- _What this task involves_: Will you repeat only the lines beginning at the one that mentions "Rebuild this diagram" and ending at the one that mentions "(0,0) rectangle (735,433);", both of them included, exactly?
====
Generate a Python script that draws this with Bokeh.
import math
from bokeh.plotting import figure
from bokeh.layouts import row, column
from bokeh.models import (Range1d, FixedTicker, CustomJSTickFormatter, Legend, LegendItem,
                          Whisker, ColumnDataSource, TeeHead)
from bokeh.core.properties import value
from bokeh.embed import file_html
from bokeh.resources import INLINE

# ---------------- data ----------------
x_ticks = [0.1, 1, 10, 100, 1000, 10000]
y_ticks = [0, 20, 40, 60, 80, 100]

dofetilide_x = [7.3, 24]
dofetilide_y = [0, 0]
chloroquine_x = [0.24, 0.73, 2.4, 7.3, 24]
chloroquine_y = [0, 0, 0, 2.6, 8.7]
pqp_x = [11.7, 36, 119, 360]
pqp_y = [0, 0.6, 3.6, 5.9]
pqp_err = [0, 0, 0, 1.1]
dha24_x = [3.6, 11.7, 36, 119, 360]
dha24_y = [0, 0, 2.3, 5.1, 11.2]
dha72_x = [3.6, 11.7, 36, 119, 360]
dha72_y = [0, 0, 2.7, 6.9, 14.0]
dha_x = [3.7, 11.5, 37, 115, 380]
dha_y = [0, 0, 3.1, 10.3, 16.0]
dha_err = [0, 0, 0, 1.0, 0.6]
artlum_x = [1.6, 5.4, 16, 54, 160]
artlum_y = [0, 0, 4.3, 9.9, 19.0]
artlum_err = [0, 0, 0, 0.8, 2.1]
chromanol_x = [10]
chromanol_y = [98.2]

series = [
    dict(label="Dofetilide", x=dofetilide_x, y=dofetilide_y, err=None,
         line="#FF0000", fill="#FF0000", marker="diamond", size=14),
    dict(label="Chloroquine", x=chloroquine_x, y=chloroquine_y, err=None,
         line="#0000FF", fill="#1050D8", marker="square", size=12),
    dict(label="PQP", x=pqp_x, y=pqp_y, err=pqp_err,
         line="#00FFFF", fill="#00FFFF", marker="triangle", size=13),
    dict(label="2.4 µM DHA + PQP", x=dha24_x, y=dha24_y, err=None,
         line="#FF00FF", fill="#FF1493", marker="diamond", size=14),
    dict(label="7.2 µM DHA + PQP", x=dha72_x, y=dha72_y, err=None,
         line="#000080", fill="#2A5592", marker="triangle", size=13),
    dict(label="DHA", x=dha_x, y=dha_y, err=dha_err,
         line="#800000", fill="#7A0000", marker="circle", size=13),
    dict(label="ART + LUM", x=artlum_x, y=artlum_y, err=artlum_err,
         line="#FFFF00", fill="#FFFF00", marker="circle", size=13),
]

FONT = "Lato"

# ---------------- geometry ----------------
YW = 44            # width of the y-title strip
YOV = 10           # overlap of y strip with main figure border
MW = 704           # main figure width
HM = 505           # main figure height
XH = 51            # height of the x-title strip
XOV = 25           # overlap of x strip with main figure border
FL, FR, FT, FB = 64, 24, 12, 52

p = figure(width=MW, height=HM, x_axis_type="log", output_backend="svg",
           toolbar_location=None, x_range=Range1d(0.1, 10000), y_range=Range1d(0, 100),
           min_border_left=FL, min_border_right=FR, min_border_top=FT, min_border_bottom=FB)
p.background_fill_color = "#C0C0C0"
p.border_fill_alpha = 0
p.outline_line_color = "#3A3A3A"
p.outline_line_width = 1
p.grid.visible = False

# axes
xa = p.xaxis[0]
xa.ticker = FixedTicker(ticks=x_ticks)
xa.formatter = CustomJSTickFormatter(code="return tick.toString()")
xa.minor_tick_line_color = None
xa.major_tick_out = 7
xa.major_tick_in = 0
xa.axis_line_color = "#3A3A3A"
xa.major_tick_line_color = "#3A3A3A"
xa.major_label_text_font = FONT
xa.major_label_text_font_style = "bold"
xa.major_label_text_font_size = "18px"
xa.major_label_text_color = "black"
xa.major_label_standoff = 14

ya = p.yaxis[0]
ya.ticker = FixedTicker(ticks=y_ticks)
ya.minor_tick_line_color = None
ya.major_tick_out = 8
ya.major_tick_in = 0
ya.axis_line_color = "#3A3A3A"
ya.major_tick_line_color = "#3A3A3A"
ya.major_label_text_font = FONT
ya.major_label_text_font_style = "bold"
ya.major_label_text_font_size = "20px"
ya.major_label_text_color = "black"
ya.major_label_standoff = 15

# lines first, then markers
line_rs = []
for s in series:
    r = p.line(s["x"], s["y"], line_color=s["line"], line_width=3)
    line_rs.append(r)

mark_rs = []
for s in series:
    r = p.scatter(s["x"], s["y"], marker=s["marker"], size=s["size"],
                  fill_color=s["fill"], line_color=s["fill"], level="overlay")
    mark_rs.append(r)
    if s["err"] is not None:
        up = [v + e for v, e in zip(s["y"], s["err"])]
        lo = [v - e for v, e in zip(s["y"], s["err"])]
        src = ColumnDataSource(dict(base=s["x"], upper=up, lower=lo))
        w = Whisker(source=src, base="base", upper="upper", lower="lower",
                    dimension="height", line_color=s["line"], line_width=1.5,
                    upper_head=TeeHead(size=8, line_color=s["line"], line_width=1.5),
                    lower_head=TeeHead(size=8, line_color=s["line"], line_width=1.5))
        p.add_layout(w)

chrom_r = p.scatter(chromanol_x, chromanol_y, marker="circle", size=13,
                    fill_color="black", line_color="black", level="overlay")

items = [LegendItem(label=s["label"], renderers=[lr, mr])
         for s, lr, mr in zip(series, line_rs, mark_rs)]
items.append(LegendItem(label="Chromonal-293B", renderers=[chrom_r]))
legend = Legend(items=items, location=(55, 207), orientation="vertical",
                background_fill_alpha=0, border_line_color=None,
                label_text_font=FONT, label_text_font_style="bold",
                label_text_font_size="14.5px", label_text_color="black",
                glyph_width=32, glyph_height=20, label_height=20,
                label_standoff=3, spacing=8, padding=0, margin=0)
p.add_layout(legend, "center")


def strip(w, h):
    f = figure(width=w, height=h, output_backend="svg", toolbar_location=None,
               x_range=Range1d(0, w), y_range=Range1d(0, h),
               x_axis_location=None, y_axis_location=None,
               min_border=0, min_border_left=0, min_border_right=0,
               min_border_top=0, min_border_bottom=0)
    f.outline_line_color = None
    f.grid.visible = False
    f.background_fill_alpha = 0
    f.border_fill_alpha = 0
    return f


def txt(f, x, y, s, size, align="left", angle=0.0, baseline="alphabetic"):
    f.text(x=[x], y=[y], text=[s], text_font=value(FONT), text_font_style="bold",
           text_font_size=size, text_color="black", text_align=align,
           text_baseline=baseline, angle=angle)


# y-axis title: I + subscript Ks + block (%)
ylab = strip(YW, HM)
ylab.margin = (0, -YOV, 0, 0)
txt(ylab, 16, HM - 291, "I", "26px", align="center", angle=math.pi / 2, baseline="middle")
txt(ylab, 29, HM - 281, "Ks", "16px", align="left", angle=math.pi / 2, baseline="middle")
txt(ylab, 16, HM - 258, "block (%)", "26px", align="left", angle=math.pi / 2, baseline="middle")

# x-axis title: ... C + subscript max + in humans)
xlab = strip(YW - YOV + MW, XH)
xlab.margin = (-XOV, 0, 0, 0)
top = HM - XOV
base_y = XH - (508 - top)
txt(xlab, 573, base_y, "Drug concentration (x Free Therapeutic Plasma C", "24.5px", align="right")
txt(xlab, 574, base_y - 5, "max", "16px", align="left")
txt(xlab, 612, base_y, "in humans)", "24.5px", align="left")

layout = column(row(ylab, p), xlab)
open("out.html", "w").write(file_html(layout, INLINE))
====
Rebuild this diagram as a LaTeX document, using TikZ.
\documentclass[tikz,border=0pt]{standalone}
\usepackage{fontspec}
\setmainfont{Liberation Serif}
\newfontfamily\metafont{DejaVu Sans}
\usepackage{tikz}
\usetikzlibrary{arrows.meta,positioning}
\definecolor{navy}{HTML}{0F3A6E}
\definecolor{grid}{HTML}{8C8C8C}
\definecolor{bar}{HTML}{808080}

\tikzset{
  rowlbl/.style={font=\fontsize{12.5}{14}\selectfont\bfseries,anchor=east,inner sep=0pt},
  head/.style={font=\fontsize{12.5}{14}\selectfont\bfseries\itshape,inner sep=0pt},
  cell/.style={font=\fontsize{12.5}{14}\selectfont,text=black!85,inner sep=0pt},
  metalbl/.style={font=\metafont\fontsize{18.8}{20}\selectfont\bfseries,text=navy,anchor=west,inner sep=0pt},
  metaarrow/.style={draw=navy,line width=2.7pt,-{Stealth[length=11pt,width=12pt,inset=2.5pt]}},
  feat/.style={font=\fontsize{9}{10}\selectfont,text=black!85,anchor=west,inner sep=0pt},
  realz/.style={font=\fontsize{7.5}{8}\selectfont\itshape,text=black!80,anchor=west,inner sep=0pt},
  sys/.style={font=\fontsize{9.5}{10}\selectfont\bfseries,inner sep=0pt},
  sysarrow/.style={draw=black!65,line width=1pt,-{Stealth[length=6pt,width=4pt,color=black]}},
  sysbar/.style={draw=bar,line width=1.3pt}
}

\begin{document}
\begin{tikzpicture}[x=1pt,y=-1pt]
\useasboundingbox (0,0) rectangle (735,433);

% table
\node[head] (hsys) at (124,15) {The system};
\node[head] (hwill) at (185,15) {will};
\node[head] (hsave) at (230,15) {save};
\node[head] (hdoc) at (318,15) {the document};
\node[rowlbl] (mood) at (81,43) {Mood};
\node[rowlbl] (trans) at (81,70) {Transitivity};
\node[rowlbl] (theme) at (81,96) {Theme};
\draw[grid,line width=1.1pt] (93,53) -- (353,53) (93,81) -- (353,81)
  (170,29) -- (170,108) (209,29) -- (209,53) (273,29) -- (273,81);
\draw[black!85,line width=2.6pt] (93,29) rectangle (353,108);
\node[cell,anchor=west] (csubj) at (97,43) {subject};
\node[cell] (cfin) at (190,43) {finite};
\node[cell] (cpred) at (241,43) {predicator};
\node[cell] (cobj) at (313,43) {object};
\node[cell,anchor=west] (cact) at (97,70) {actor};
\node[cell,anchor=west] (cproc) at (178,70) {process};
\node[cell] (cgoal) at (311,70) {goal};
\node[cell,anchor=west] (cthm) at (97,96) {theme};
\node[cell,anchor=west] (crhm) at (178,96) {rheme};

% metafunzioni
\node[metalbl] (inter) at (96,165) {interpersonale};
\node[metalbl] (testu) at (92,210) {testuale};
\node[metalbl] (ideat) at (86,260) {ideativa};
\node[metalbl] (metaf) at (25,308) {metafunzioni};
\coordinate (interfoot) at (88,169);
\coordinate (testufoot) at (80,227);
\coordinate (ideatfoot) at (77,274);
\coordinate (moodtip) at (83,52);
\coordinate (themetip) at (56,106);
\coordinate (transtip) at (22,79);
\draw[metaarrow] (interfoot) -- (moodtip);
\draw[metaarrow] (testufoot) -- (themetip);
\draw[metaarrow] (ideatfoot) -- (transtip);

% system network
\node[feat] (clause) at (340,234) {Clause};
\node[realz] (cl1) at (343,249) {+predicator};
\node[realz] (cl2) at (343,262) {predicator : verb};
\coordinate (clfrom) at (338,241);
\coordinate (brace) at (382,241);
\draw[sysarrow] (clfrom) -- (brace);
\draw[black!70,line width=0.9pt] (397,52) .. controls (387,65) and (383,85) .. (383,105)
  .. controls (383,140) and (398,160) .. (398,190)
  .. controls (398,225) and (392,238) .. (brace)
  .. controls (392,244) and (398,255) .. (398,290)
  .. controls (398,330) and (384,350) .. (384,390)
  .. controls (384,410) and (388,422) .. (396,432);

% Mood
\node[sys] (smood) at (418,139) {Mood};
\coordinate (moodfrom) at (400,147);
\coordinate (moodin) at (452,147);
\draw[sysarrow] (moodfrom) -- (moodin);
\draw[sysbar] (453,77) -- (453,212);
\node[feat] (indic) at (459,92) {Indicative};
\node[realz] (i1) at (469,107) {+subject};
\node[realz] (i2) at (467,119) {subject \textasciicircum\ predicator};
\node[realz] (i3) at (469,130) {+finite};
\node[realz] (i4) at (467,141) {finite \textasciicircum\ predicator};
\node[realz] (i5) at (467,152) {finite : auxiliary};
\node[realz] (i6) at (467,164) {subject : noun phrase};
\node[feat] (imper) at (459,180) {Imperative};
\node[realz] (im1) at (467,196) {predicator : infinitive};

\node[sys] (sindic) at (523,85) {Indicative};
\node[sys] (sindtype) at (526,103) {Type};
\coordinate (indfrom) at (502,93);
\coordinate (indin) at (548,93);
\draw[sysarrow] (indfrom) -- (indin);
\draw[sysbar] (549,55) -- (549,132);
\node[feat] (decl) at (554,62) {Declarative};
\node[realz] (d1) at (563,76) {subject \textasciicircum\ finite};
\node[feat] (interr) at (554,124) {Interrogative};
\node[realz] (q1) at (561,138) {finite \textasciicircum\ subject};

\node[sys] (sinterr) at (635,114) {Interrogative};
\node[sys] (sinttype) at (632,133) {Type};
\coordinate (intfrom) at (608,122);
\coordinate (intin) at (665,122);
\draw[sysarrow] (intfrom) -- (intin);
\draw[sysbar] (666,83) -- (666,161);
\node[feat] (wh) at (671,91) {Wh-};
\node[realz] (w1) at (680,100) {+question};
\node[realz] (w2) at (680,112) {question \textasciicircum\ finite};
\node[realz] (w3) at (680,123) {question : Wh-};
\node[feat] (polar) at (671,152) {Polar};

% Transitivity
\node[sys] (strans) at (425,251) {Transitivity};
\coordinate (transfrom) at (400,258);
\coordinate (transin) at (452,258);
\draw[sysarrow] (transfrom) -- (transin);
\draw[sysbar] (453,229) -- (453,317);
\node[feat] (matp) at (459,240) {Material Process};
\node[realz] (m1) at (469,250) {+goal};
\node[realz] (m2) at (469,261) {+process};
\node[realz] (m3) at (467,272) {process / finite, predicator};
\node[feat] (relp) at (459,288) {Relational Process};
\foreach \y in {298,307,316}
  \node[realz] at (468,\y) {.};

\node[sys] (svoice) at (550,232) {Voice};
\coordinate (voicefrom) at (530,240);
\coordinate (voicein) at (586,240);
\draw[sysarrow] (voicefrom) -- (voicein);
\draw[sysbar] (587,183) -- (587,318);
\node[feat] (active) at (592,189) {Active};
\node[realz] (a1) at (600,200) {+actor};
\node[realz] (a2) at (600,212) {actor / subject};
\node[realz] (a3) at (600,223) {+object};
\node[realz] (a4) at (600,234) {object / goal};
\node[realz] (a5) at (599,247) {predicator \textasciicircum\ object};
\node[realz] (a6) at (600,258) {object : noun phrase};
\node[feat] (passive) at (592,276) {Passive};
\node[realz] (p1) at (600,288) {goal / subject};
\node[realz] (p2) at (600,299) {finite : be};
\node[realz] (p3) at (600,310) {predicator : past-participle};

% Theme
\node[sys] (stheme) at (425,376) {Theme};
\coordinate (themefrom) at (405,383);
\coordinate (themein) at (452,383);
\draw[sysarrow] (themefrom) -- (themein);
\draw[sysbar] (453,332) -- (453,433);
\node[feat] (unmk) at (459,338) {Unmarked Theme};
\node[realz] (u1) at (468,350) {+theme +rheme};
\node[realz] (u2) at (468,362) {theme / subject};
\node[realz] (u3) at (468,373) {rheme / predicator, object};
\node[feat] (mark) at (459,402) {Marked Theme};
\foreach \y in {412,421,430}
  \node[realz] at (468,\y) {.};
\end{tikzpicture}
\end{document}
====
- _The response_:
Rebuild this diagram as a LaTeX document, using TikZ.
\documentclass[tikz,border=0pt]{standalone}
\usepackage{fontspec}
\setmainfont{Liberation Serif}
\newfontfamily\metafont{DejaVu Sans}
\usepackage{tikz}
\usetikzlibrary{arrows.meta,positioning}
\definecolor{navy}{HTML}{0F3A6E}
\definecolor{grid}{HTML}{8C8C8C}
\definecolor{bar}{HTML}{808080}

\tikzset{
  rowlbl/.style={font=\fontsize{12.5}{14}\selectfont\bfseries,anchor=east,inner sep=0pt},
  head/.style={font=\fontsize{12.5}{14}\selectfont\bfseries\itshape,inner sep=0pt},
  cell/.style={font=\fontsize{12.5}{14}\selectfont,text=black!85,inner sep=0pt},
  metalbl/.style={font=\metafont\fontsize{18.8}{20}\selectfont\bfseries,text=navy,anchor=west,inner sep=0pt},
  metaarrow/.style={draw=navy,line width=2.7pt,-{Stealth[length=11pt,width=12pt,inset=2.5pt]}},
  feat/.style={font=\fontsize{9}{10}\selectfont,text=black!85,anchor=west,inner sep=0pt},
  realz/.style={font=\fontsize{7.5}{8}\selectfont\itshape,text=black!80,anchor=west,inner sep=0pt},
  sys/.style={font=\fontsize{9.5}{10}\selectfont\bfseries,inner sep=0pt},
  sysarrow/.style={draw=black!65,line width=1pt,-{Stealth[length=6pt,width=4pt,color=black]}},
  sysbar/.style={draw=bar,line width=1.3pt}
}

\begin{document}
\begin{tikzpicture}[x=1pt,y=-1pt]
\useasboundingbox (0,0) rectangle (735,433);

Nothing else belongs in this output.